**Recorded information:**
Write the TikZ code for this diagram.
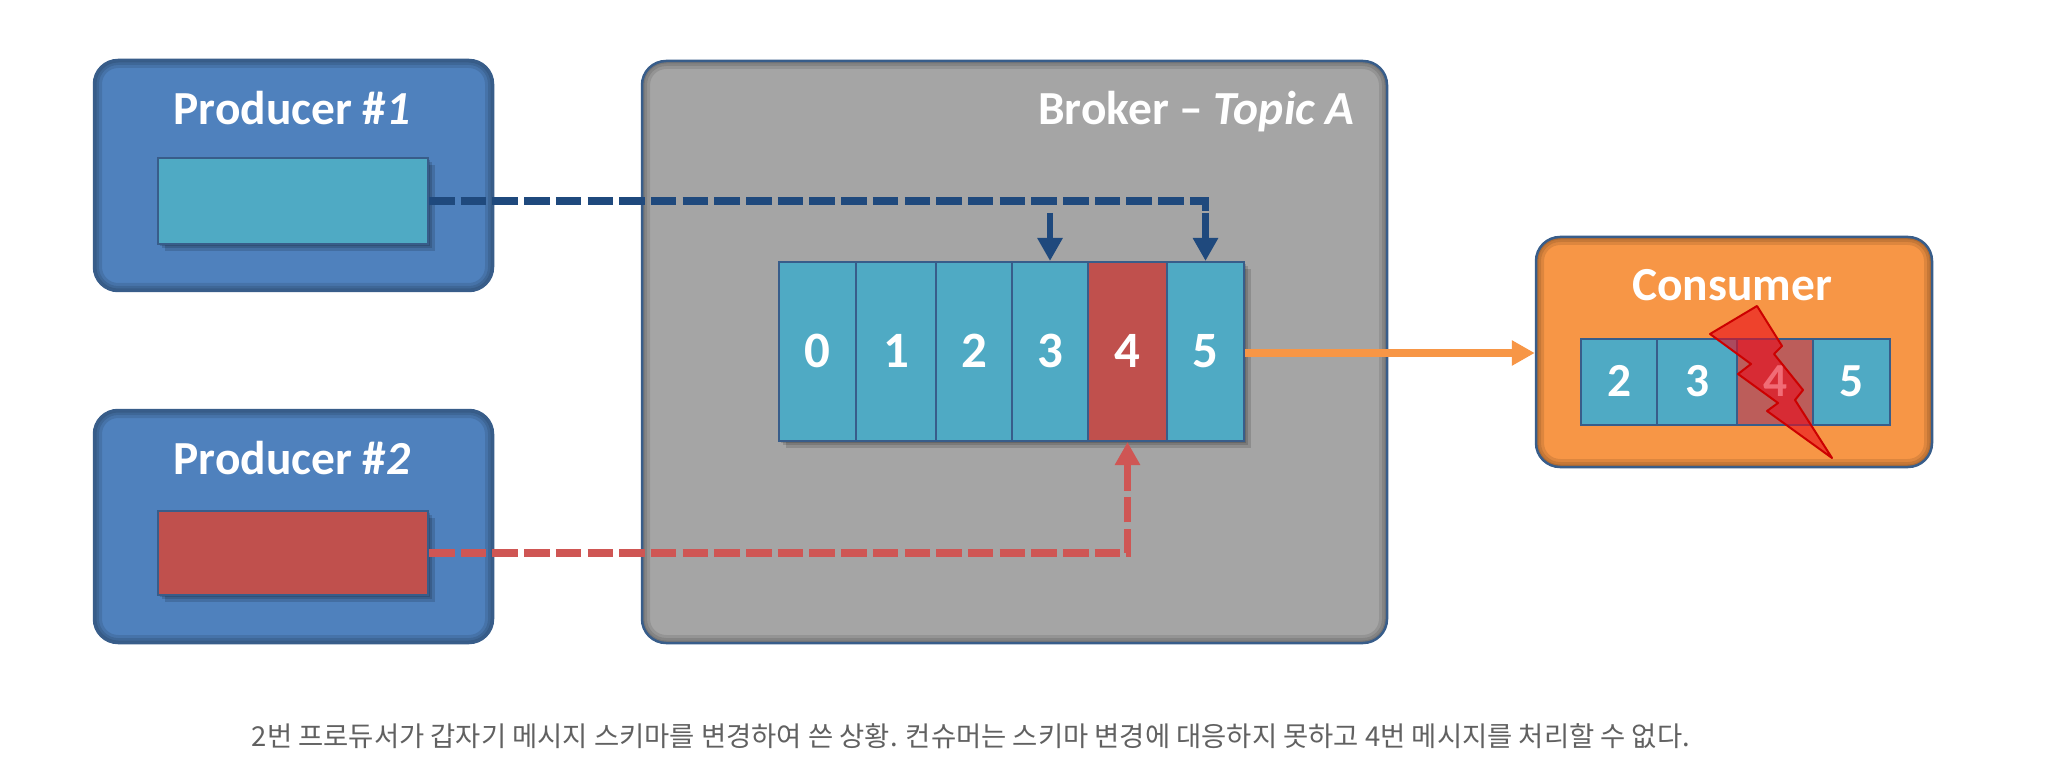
\documentclass[tikz,border=0pt]{standalone}
\usepackage{fontspec}
\setmainfont[Numbers=Lining]{Carlito}
\newfontfamily\cjkfont{Noto Sans CJK KR}
\usetikzlibrary{arrows.meta,shadows}

\definecolor{boxblue}{HTML}{4F81BD}
\definecolor{boxedge}{HTML}{385D8A}
\definecolor{cellblue}{HTML}{4FAAC4}
\definecolor{cellred}{HTML}{C0504D}
\definecolor{boxgrey}{HTML}{A5A5A5}
\definecolor{boxorange}{HTML}{F79646}
\definecolor{navyline}{HTML}{1F497D}
\definecolor{redline}{HTML}{CF5654}
\definecolor{boltred}{HTML}{E90A1B}
\def\u{0.02cm}

\begin{document}
\begin{tikzpicture}
  [x=0.02cm,y=-0.02cm,
  % Styles
  inner shade/.style={path picture={
    \foreach \lw in {5,10,16}
      \draw[black,opacity=.1,line width=\lw*\u,rounded corners=24*\u]
        (path picture bounding box.south west) rectangle (path picture bounding box.north east);}},
  soft shadow/.style={
    drop shadow={shadow xshift=2*\u,shadow yshift=-2*\u,fill=black,opacity=.14},
    drop shadow={shadow xshift=4*\u,shadow yshift=-4*\u,fill=black,opacity=.14},
    drop shadow={shadow xshift=7*\u,shadow yshift=-7*\u,fill=black,opacity=.14}},
  big box/.style={draw=boxedge,line width=2.5*\u,rounded corners=24*\u,inner sep=0pt,inner shade},
  inner box/.style={draw=boxedge,line width=2*\u,inner sep=0pt,soft shadow},
  cell box/.style={draw=boxedge,line width=2*\u,inner sep=0pt,text=white,text height=18pt,text depth=0pt,
    font=\fontsize{29}{29}\selectfont\bfseries},
  small cell/.style={cell box,text height=17pt,font=\fontsize{27}{27}\selectfont\bfseries},
  box title/.style={text=white,inner sep=0pt,font=\fontsize{27}{27}\selectfont\bfseries},
  dash line/.style={line width=7.5*\u,dash pattern=on 25.5*\u off 6.2*\u},
  big tip/.style={-{Triangle[length=23*\u,width=24*\u]}}]
  % The page
  \path[use as bounding box,fill=white] (0,0) rectangle (2048,773);
  % The boxes
  \node[big box,fill=boxgrey,minimum width=745*\u,minimum height=582*\u] (broker) at (1014.5,352) {};
  \node[big box,fill=boxblue,minimum width=399*\u,minimum height=231*\u] (prod1) at (293.5,175.5) {};
  \node[big box,fill=boxblue,minimum width=399*\u,minimum height=233*\u] (prod2) at (293.5,526.5) {};
  \node[big box,fill=boxorange,minimum width=396*\u,minimum height=230*\u] (consumer) at (1734,352) {};
  \node[box title] (prod1 title) at (292,108) {Producer \#\textit{1}};
  \node[box title] (prod2 title) at (292,458) {Producer \#\textit{2}};
  \node[box title,anchor=east] (broker title) at (1355,112) {Broker -- \textit{Topic A}};
  \node[box title] (consumer title) at (1732,285) {Consumer};
  \node[inner box,fill=cellblue,minimum width=270*\u,minimum height=86*\u] (msg1) at (293,201) {};
  \node[inner box,fill=cellred,minimum width=270*\u,minimum height=84*\u] (msg2) at (293,553) {};
  % The topic
  \foreach \n/\l/\r/\c in {0/779/856/cellblue,1/856/936/cellblue,2/936/1012/cellblue,
      3/1012/1088/cellblue,4/1088/1167/cellred,5/1167/1244/cellblue}
    \node[cell box,soft shadow,fill=\c,minimum width=(\r-\l)*\u,minimum height=179*\u]
      (cell\n) at ({(\l+\r)/2},351.5) {\n};
  % What the consumer holds
  \foreach \n/\l/\r/\c in {2/1581/1657/cellblue,3/1657/1737/cellblue,
      4/1737/1813/cellred!85!boxgrey,5/1813/1890/cellblue}
    \node[small cell,fill=\c,minimum width=(\r-\l)*\u,minimum height=86*\u]
      (held\n) at ({(\l+\r)/2},382) {\n};
  % The lightning
  \filldraw[fill=boltred,fill opacity=.6,draw=red!80!black,line width=2*\u,line join=round]
    (1710,334) -- (1757,306) -- (1782,346) -- (1774,354) -- (1803,390) -- (1795,400) -- (1832,458)
    -- (1767,411) -- (1778,403) -- (1738,374) -- (1751,364) -- cycle;
  % The connectors
  \coordinate (drop3) at (cell3.north |- 0,213);
  \coordinate (drop5) at (cell5.north |- 0,213);
  \draw[dash line,navyline] (msg1.east) -| (drop5);
  \draw[navyline,line width=6.5*\u,big tip] (drop3) -- (cell3.north);
  \draw[navyline,line width=6.5*\u,big tip] (drop5) -- (cell5.north);
  \draw[dash line,redline,big tip] (msg2.east) -| (cell4.south);
  \draw[boxorange,line width=8*\u,big tip] ([yshift=-1.5*\u]cell5.east) -- ([yshift=-1.5*\u]cell5.east -| consumer.west);
  % The caption
  \node[text=black!62,inner sep=0pt,font=\cjkfont\fontsize{15.6}{15.6}\selectfont] (caption) at (971,736)
    {2번 프로듀서가 갑자기 메시지 스키마를 변경하여 쓴 상황. 컨슈머는 스키마 변경에 대응하지 못하고 4번 메시지를 처리할 수 없다.};
\end{tikzpicture}
\end{document}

**What the task asks:**
Return the material word for word. Pictures are not part of the copy.

**Problem solution:**
Write the TikZ code for this diagram.
\documentclass[tikz,border=0pt]{standalone}
\usepackage{fontspec}
\setmainfont[Numbers=Lining]{Carlito}
\newfontfamily\cjkfont{Noto Sans CJK KR}
\usetikzlibrary{arrows.meta,shadows}

\definecolor{boxblue}{HTML}{4F81BD}
\definecolor{boxedge}{HTML}{385D8A}
\definecolor{cellblue}{HTML}{4FAAC4}
\definecolor{cellred}{HTML}{C0504D}
\definecolor{boxgrey}{HTML}{A5A5A5}
\definecolor{boxorange}{HTML}{F79646}
\definecolor{navyline}{HTML}{1F497D}
\definecolor{redline}{HTML}{CF5654}
\definecolor{boltred}{HTML}{E90A1B}
\def\u{0.02cm}

\begin{document}
\begin{tikzpicture}
  [x=0.02cm,y=-0.02cm,
  % Styles
  inner shade/.style={path picture={
    \foreach \lw in {5,10,16}
      \draw[black,opacity=.1,line width=\lw*\u,rounded corners=24*\u]
        (path picture bounding box.south west) rectangle (path picture bounding box.north east);}},
  soft shadow/.style={
    drop shadow={shadow xshift=2*\u,shadow yshift=-2*\u,fill=black,opacity=.14},
    drop shadow={shadow xshift=4*\u,shadow yshift=-4*\u,fill=black,opacity=.14},
    drop shadow={shadow xshift=7*\u,shadow yshift=-7*\u,fill=black,opacity=.14}},
  big box/.style={draw=boxedge,line width=2.5*\u,rounded corners=24*\u,inner sep=0pt,inner shade},
  inner box/.style={draw=boxedge,line width=2*\u,inner sep=0pt,soft shadow},
  cell box/.style={draw=boxedge,line width=2*\u,inner sep=0pt,text=white,text height=18pt,text depth=0pt,
    font=\fontsize{29}{29}\selectfont\bfseries},
  small cell/.style={cell box,text height=17pt,font=\fontsize{27}{27}\selectfont\bfseries},
  box title/.style={text=white,inner sep=0pt,font=\fontsize{27}{27}\selectfont\bfseries},
  dash line/.style={line width=7.5*\u,dash pattern=on 25.5*\u off 6.2*\u},
  big tip/.style={-{Triangle[length=23*\u,width=24*\u]}}]
  % The page
  \path[use as bounding box,fill=white] (0,0) rectangle (2048,773);
  % The boxes
  \node[big box,fill=boxgrey,minimum width=745*\u,minimum height=582*\u] (broker) at (1014.5,352) {};
  \node[big box,fill=boxblue,minimum width=399*\u,minimum height=231*\u] (prod1) at (293.5,175.5) {};
  \node[big box,fill=boxblue,minimum width=399*\u,minimum height=233*\u] (prod2) at (293.5,526.5) {};
  \node[big box,fill=boxorange,minimum width=396*\u,minimum height=230*\u] (consumer) at (1734,352) {};
  \node[box title] (prod1 title) at (292,108) {Producer \#\textit{1}};
  \node[box title] (prod2 title) at (292,458) {Producer \#\textit{2}};
  \node[box title,anchor=east] (broker title) at (1355,112) {Broker -- \textit{Topic A}};
  \node[box title] (consumer title) at (1732,285) {Consumer};
  \node[inner box,fill=cellblue,minimum width=270*\u,minimum height=86*\u] (msg1) at (293,201) {};
  \node[inner box,fill=cellred,minimum width=270*\u,minimum height=84*\u] (msg2) at (293,553) {};
  % The topic
  \foreach \n/\l/\r/\c in {0/779/856/cellblue,1/856/936/cellblue,2/936/1012/cellblue,
      3/1012/1088/cellblue,4/1088/1167/cellred,5/1167/1244/cellblue}
    \node[cell box,soft shadow,fill=\c,minimum width=(\r-\l)*\u,minimum height=179*\u]
      (cell\n) at ({(\l+\r)/2},351.5) {\n};
  % What the consumer holds
  \foreach \n/\l/\r/\c in {2/1581/1657/cellblue,3/1657/1737/cellblue,
      4/1737/1813/cellred!85!boxgrey,5/1813/1890/cellblue}
    \node[small cell,fill=\c,minimum width=(\r-\l)*\u,minimum height=86*\u]
      (held\n) at ({(\l+\r)/2},382) {\n};
  % The lightning
  \filldraw[fill=boltred,fill opacity=.6,draw=red!80!black,line width=2*\u,line join=round]
    (1710,334) -- (1757,306) -- (1782,346) -- (1774,354) -- (1803,390) -- (1795,400) -- (1832,458)
    -- (1767,411) -- (1778,403) -- (1738,374) -- (1751,364) -- cycle;
  % The connectors
  \coordinate (drop3) at (cell3.north |- 0,213);
  \coordinate (drop5) at (cell5.north |- 0,213);
  \draw[dash line,navyline] (msg1.east) -| (drop5);
  \draw[navyline,line width=6.5*\u,big tip] (drop3) -- (cell3.north);
  \draw[navyline,line width=6.5*\u,big tip] (drop5) -- (cell5.north);
  \draw[dash line,redline,big tip] (msg2.east) -| (cell4.south);
  \draw[boxorange,line width=8*\u,big tip] ([yshift=-1.5*\u]cell5.east) -- ([yshift=-1.5*\u]cell5.east -| consumer.west);
  % The caption
  \node[text=black!62,inner sep=0pt,font=\cjkfont\fontsize{15.6}{15.6}\selectfont] (caption) at (971,736)
    {2번 프로듀서가 갑자기 메시지 스키마를 변경하여 쓴 상황. 컨슈머는 스키마 변경에 대응하지 못하고 4번 메시지를 처리할 수 없다.};
\end{tikzpicture}
\end{document}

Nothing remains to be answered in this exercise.